17 noviembre 2013

Vamos a gustarnos

Hace tiempo ya que el verbo gustarse, precisamente en esta forma reflexiva, es sacado a relucir por la prensa en sus secciones de sociología, psicología y otros apartados igual de pintorescos, para insistir en que todo el mundo debe gustarse enormemente, lo que implica evidentemente que no importa cómo seamos, ni cómo cuidemos nuestro aspecto, debemos entusiasmarnos cuando pensemos en nosotros mismos o nos enfrentemos al espejo, y por descontado en cualquier ocasión en que alguien muestre sus dudas sobre nuestra prestancia o comportamiento. Presten atención porque no se trata de aceptarnos tal cual somos inevitablemente, sino de disfrutar enormemente con lo que hemos decidido y representamos ser.

Esta bienintencionada consigna sería aceptable si fuera dirigida inicialmente a quienes padeciendo alguna malformación por nacimiento o accidente, sufren al tomar conciencia de que su presencia no responde a la del común, pero como está enunciada de una manera tan general, resulta que cualquiera se la apropia y la hace suya sea cual sea su circunstancia. Cabría pensar en Bárcenas gustándose, a Merkel gustándose (seguro que ya lo hace), a cualquier asesino en serie gustándose, a Rajoy lanzándose a sí mismo un ¡mashote!… un disparate, oiga.

Por ejemplo, piensen en los obesos. Es increíble la tranquilidad y la intensidad con que se gustan esos que estan por encima de los cien kilos de peso y hablo de la gran mayoría de ellos que además se escudan tras una supuesta dolencia para continuar comiendo sin límite, sin preocuparse del problema de sobrepeso que pueden acarrear a una línea aérea cuando se desplacen por ese medio. Ya conté en otra entrada el efecto hipnótico que me produjo observar en el metro cómo una joven de más de cien kilos, que ocupaba dos asientos –y no por capricho–, sacaba de su bolso dos chocolatinas y se las tragaba casi sin respirar, una tras otra. ¿Qué tal disminuir lo que se come y hacer ejercicio?

¿Se imaginan un macarrilla sufriendo un subidón de autosatisfacción tras mirarse al espejo y gustarse de manera apasionada?, ¿se imaginan a las hijas de Zapatero –si es que siguen con el mismo estilista, que cuesta creerlo– dedicadas a gustarse?, ¿o al diputado Martínez Pujalte reventando de satisfacción mientras se contempla al repeinar su mousse de tupé?
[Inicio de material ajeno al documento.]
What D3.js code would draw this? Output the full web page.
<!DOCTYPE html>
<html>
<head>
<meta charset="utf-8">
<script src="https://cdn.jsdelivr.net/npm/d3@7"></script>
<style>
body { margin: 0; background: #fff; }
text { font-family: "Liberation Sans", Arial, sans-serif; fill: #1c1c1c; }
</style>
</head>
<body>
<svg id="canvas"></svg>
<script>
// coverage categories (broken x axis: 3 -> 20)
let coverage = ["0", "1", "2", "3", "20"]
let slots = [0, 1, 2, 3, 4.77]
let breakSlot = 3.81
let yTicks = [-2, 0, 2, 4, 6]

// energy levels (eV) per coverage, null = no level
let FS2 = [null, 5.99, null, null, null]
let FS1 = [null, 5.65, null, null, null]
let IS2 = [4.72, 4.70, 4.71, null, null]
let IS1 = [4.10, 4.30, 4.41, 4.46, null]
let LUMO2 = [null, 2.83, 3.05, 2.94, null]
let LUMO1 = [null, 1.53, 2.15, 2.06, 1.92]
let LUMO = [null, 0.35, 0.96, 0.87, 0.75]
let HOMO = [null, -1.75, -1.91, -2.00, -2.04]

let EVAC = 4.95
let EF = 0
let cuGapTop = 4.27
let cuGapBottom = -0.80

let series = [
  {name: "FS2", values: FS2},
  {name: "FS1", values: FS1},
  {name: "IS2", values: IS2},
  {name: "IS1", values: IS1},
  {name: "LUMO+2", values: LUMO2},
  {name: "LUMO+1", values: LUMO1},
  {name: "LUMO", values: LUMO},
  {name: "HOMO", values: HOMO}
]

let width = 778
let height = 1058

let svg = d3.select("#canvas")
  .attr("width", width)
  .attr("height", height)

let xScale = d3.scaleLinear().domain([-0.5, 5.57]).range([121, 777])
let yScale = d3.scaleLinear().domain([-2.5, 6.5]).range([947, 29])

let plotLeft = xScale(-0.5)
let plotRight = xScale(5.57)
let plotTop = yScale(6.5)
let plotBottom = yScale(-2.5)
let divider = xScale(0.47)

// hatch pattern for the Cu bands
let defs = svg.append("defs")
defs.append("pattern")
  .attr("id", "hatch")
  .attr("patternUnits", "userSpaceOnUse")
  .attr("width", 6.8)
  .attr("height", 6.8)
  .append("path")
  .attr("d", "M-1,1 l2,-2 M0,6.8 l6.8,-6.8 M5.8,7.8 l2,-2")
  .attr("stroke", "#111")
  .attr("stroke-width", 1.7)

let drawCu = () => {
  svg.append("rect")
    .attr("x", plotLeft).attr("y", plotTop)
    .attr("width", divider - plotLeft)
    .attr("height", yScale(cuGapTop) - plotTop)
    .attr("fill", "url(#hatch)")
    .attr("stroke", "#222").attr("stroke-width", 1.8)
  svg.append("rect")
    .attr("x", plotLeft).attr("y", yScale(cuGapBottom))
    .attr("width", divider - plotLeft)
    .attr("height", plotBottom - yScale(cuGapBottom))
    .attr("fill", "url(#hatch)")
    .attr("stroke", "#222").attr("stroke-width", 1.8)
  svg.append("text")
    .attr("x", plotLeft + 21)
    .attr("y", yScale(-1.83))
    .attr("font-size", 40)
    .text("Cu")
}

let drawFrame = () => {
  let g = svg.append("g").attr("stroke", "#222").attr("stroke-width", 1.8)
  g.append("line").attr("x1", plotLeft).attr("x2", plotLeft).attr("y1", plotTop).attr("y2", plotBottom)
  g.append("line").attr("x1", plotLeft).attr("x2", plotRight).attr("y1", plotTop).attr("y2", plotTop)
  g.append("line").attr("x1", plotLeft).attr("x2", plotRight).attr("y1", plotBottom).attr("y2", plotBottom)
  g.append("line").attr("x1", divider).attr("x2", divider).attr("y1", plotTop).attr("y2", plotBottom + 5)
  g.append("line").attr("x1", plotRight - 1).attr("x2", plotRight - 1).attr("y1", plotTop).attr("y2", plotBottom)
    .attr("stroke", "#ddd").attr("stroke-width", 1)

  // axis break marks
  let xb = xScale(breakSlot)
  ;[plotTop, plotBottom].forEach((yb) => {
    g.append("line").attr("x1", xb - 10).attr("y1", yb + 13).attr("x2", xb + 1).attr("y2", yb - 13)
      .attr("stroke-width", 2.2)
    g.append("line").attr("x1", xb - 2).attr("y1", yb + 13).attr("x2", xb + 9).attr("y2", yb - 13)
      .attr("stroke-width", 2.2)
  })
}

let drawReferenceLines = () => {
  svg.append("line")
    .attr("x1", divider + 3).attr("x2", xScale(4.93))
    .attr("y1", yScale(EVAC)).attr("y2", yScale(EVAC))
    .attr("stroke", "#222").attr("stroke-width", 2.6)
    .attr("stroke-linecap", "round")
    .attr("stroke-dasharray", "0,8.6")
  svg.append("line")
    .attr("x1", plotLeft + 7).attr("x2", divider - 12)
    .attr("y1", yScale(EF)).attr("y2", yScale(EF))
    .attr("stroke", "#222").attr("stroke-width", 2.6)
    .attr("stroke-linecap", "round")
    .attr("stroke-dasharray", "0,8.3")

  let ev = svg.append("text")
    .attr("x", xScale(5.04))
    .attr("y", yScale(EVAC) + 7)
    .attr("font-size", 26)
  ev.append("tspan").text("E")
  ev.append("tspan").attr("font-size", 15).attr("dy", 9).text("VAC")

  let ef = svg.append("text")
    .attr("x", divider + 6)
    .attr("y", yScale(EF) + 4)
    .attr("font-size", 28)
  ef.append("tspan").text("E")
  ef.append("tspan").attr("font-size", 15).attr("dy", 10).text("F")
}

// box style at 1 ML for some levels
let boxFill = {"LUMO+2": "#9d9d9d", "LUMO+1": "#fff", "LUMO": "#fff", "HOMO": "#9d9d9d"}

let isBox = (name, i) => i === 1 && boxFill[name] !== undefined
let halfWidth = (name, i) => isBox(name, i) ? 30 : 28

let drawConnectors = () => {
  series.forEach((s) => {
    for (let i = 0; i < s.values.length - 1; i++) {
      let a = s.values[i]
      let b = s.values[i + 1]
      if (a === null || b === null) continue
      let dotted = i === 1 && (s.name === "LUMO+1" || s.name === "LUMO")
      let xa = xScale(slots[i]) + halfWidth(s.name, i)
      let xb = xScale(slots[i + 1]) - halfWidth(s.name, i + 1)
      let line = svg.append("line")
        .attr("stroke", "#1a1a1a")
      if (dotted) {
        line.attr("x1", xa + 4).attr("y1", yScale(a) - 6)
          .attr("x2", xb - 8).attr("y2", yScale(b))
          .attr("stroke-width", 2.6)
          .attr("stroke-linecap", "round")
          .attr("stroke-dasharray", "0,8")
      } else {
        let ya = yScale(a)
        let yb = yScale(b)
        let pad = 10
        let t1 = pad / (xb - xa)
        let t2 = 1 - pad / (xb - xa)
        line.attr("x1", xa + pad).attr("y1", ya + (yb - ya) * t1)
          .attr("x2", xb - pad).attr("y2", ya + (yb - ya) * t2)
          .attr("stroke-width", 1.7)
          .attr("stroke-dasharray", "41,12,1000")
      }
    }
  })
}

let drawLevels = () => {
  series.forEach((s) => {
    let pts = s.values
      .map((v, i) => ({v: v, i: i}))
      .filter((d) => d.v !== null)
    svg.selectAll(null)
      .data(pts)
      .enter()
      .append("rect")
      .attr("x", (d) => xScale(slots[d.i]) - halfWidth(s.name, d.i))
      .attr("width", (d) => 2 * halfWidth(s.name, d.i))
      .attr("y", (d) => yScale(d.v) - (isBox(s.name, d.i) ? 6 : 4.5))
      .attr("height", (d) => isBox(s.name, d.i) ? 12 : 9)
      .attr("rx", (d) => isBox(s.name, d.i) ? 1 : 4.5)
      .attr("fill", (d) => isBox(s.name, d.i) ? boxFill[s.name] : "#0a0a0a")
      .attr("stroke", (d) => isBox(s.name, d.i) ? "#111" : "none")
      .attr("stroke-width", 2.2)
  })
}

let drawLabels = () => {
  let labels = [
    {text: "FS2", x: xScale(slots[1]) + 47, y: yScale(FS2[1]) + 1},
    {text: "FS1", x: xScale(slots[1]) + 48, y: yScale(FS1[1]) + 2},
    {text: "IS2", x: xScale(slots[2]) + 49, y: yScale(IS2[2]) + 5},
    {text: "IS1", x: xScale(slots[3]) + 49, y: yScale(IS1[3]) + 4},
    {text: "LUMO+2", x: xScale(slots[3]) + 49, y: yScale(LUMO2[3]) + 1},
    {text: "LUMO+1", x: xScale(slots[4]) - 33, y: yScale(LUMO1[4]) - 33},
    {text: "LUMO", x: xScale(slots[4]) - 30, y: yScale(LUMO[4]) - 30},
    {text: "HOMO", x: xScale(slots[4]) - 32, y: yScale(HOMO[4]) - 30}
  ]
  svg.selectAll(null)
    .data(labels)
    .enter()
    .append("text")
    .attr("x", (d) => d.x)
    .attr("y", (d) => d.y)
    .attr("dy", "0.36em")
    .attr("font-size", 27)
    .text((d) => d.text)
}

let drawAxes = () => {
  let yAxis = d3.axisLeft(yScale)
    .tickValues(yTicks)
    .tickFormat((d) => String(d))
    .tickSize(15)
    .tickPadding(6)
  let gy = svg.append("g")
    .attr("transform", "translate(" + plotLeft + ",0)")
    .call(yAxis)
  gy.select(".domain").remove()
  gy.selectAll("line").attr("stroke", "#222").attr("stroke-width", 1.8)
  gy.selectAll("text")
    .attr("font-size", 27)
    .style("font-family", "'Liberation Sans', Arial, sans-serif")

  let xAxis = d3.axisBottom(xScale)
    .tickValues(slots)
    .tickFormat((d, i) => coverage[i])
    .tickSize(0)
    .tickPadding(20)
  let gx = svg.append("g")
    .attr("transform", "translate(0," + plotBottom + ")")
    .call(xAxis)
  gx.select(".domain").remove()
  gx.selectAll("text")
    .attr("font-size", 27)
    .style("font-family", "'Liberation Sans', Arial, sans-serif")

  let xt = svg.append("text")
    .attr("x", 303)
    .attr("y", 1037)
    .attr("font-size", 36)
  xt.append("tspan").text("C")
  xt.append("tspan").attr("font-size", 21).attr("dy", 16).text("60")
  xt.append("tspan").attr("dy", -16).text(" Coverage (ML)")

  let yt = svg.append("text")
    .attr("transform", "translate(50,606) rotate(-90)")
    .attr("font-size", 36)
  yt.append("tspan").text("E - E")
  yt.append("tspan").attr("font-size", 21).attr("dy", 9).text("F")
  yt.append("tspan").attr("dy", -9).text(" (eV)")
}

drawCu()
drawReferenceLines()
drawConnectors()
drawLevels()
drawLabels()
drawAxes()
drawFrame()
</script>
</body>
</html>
Y el caso es que esta consigna consigue éxitos verdaderamente notables. Ahí tenemos a la actriz Rossy de Palma presumiendo de palmito con esa cara que más parece un accidente en vez de, como ella pretende, una pintura picassiana. Aunque ella sí hace bien en gustarse porque la cosa parece inevitable, le resulta rentable, y sólo podría atenuarse invirtiendo una fortuna en cirugía plástica sin mucha garantía de éxito, me temo.

Teniendo en cuenta este desatino del gustarse, ¿cómo nos vamos a extrañar de que Soraya Sáenz de Santamaría se crea una pin-up de Play Boy, Aznar se contemple como el Discóbolo de Mirón y Artur Mas piense que es la encarnación de Clark Kent?

Me temo que en términos generales sirve de poco mantener que lo que debe hacerse es averiguar cómo somos de verdad, tomar nota de todo aquello que puede ser mejorado mediante nuestro esfuerzo, y el resto aceptarlo como inevitable, sin más amargura. Y sin alardes, claro.